My Lives is arranged unchronologically. Rather than structuring his autobiography around his evolving identity and interpretation of New York City, White moves between groups of people that are constitutive of his most important memories. Chapters include “My Friends,” “My Shrinks,” and “My Hustlers,” and explore, often with self-deprecating humor, White’s various relationships. White shows how homosexuality is a complex burden as well as an emancipating identity. Frankly admitting that he is a sex addict, he describes in detail his sexual encounters, showing that sexual desire is not only tied to his carnal impulses, but to many factors, including anxiety, hope, boredom, and acute self-awareness.
White distinguishes between the different kinds of sexual encounters in which he has engaged.
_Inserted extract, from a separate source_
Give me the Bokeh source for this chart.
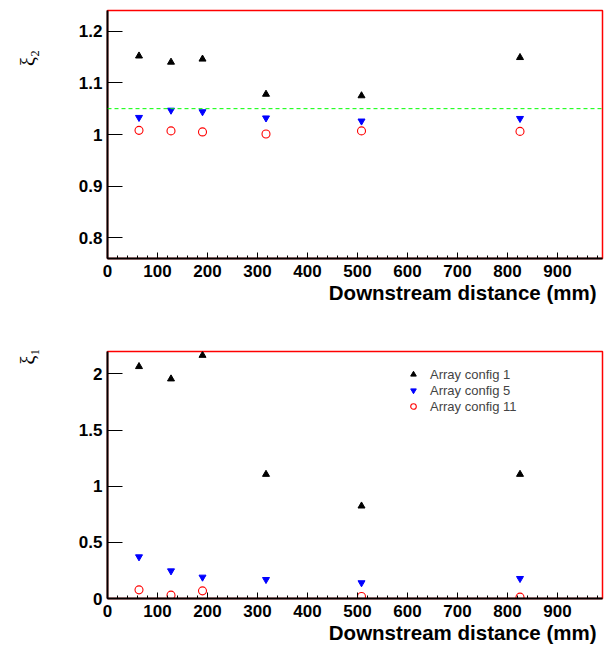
import math
from bokeh.plotting import figure
from bokeh.layouts import column
from bokeh.models import (FixedTicker, CustomJSTickFormatter, Span, Title,
                          Legend, LegendItem, Range1d)
from bokeh.embed import file_html
from bokeh.resources import INLINE

# ---- data ----
distance_mm = [63, 127, 190, 317, 508, 825]

xi2_config1 = [1.152, 1.140, 1.146, 1.078, 1.075, 1.149]
xi2_config5 = [1.033, 1.047, 1.044, 1.032, 1.026, 1.031]
xi2_config11 = [1.008, 1.007, 1.005, 1.001, 1.007, 1.006]
xi2_reference = 1.05

xi1_config1 = [2.066, 1.956, 2.166, 1.106, 0.824, 1.106]
xi1_config5 = [0.371, 0.246, 0.190, 0.169, 0.140, 0.178]
xi1_config11 = [0.077, 0.030, 0.068, float("nan"), 0.018, 0.012]

x_ticks = [0, 100, 200, 300, 400, 500, 600, 700, 800, 900]
x_minor_ticks = list(range(0, 1000, 20))
xi2_ticks = [0.8, 0.9, 1.0, 1.1, 1.2]
xi1_ticks = [0, 0.5, 1.0, 1.5, 2.0]
legend_labels = ["Array config 1", "Array config 5", "Array config 11"]
x_title = "Downstream distance (mm)"
xi2_title = "ξ₂"
xi1_title = "ξ₁"

FONT = "Liberation Sans"
NBSP = "\u00a0"


def make_fig(height, b_top, b_bottom, y0, y1, yticks, ylabel):
    p = figure(width=611, height=height, output_backend="svg", toolbar_location=None,
               x_range=Range1d(0, 990), y_range=Range1d(y0, y1),
               min_border_left=107, min_border_right=9,
               min_border_top=b_top, min_border_bottom=b_bottom)
    p.grid.visible = False
    p.background_fill_color = "white"
    p.border_fill_color = "white"
    p.outline_line_color = "red"
    p.outline_line_width = 1.5

    xa = p.xaxis[0]
    xa.ticker = FixedTicker(ticks=x_ticks, minor_ticks=x_minor_ticks)
    xa.major_tick_in = 6
    xa.major_tick_out = 0
    xa.minor_tick_in = 3
    xa.minor_tick_out = 0
    xa.axis_line_width = 2
    xa.major_label_standoff = 6
    xa.major_label_text_font = FONT
    xa.major_label_text_font_style = "bold"
    xa.major_label_text_font_size = "17px"
    xa.major_label_text_color = "black"

    ya = p.yaxis[0]
    ya.ticker = FixedTicker(ticks=yticks)
    ya.formatter = CustomJSTickFormatter(code="return String(Number(tick.toFixed(3)))")
    ya.major_tick_in = 15
    ya.major_tick_out = 0
    ya.minor_tick_line_color = None
    ya.axis_line_width = 2
    ya.major_label_standoff = 5
    ya.major_label_text_font = FONT
    ya.major_label_text_font_style = "bold"
    ya.major_label_text_font_size = "17px"
    ya.major_label_text_color = "black"
    ya.axis_label = ylabel
    ya.axis_label_standoff = 37
    ya.axis_label_text_font = "Liberation Serif"
    ya.axis_label_text_font_style = "normal"
    ya.axis_label_text_font_size = "20px"
    ya.axis_label_text_color = "black"
    if "axis_label_align" in ya.properties():
        ya.axis_label_align = "end"

    p.add_layout(Title(text=x_title, align="right", offset=6, standoff=3,
                       vertical_align="top", text_color="black",
                       text_font=FONT, text_font_style="bold", text_font_size="20.5px"),
                 "below")
    return p


def add_points(p, c1, c5, c11):
    r1 = p.scatter(distance_mm, c1, marker="triangle", size=7,
                   fill_color="black", line_color="black")
    r5 = p.scatter(distance_mm, c5, marker="inverted_triangle", size=7,
                   fill_color="#0000ff", line_color="#0000ff")
    r11 = p.scatter(distance_mm, c11, marker="circle", size=8,
                    fill_color=None, line_color="#ff0000", line_width=1.1)
    return r1, r5, r11


# ---- top: xi_2 ----
top = make_fig(324, 10, 66, 0.76, 1.24, xi2_ticks, xi2_title + NBSP * 19)
top.add_layout(Span(location=xi2_reference, dimension="width", line_color="#00ff00",
                    line_dash="4 3", line_width=1))
add_points(top, xi2_config1, xi2_config5, xi2_config11)

# ---- bottom: xi_1 ----
bot = make_fig(324, 27, 50, 0, 2.2, xi1_ticks, xi1_title + NBSP * 2)
r1, r5, r11 = add_points(bot, xi1_config1, xi1_config5, xi1_config11)

legend = Legend(items=[LegendItem(label=legend_labels[0], renderers=[r1]),
                       LegendItem(label=legend_labels[1], renderers=[r5]),
                       LegendItem(label=legend_labels[2], renderers=[r11])],
                location=(299, 184), orientation="vertical",
                border_line_color=None, background_fill_alpha=0,
                padding=0, spacing=0, margin=0,
                glyph_width=14, glyph_height=16, label_height=16, label_standoff=10,
                label_text_font=FONT, label_text_font_size="13px")
bot.add_layout(legend)

layout = column(top, bot, spacing=0)
open("out.html", "w").write(file_html(layout, INLINE))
The chapter “My Blonds” details his earlier encounters, which tended to be romantic and verging on monogamous. “My Master” starkly contrasts with “My Blonds,” detailing his masochistic side, which he explored in depth in his early 60s with a much younger actor. He acknowledges that to some, these descriptions are overwhelming, graphic, and can even trigger aversion; yet, he finds it necessary to include them in his autobiography, because they are full of psychological depth and literary meaning.
White explores the ironic contrast between the private world created by his sadomasochistic affinities and the normalcy of his day-to-day life. In one story, he recalls how one of his S&M “masters” ordered him to move to Cleveland, Ohio and live in a cage. Though the fantasy piqued his interest, it was counterbalanced by the fact that he was in school at Princeton and about to travel to Europe. Many fetishes have tempted him, usually, those involving a demeaning treatment being imposed on him. A 29-year-old man from Latvia once told him to behave like a dog and have a tail surgically attached to him. Because these temptations, to White, never left the realm of fantasy, it took a while for him to fully realize that many of the men propositioning him were serious.
White delves into his complex childhood psyche and the psychological traits he inherited from his parents. He had a Freudian relationship with his family: as a young child, he desired to be penetrated by his father. He had a reverse-Oedipus complex with his mother, experiencing waves of intense aversion to her. His parents divorced when he was eight; his father remarried and lived a bourgeois lifestyle, while his mother remained single, preferring to entertain romantic fantasies rather than real relationships and pouring her remaining time into her career as a child psychologist. Perhaps the most revealing chapter of White’s book is “My Friends,” where he opens up about his yearning for friendship, and the overwhelming, almost manic joy he experiences when he hangs out with his friends.
My Lives is a raw and preternaturally honest portrait of White and an affirmation of the past, present, and future of queer identity.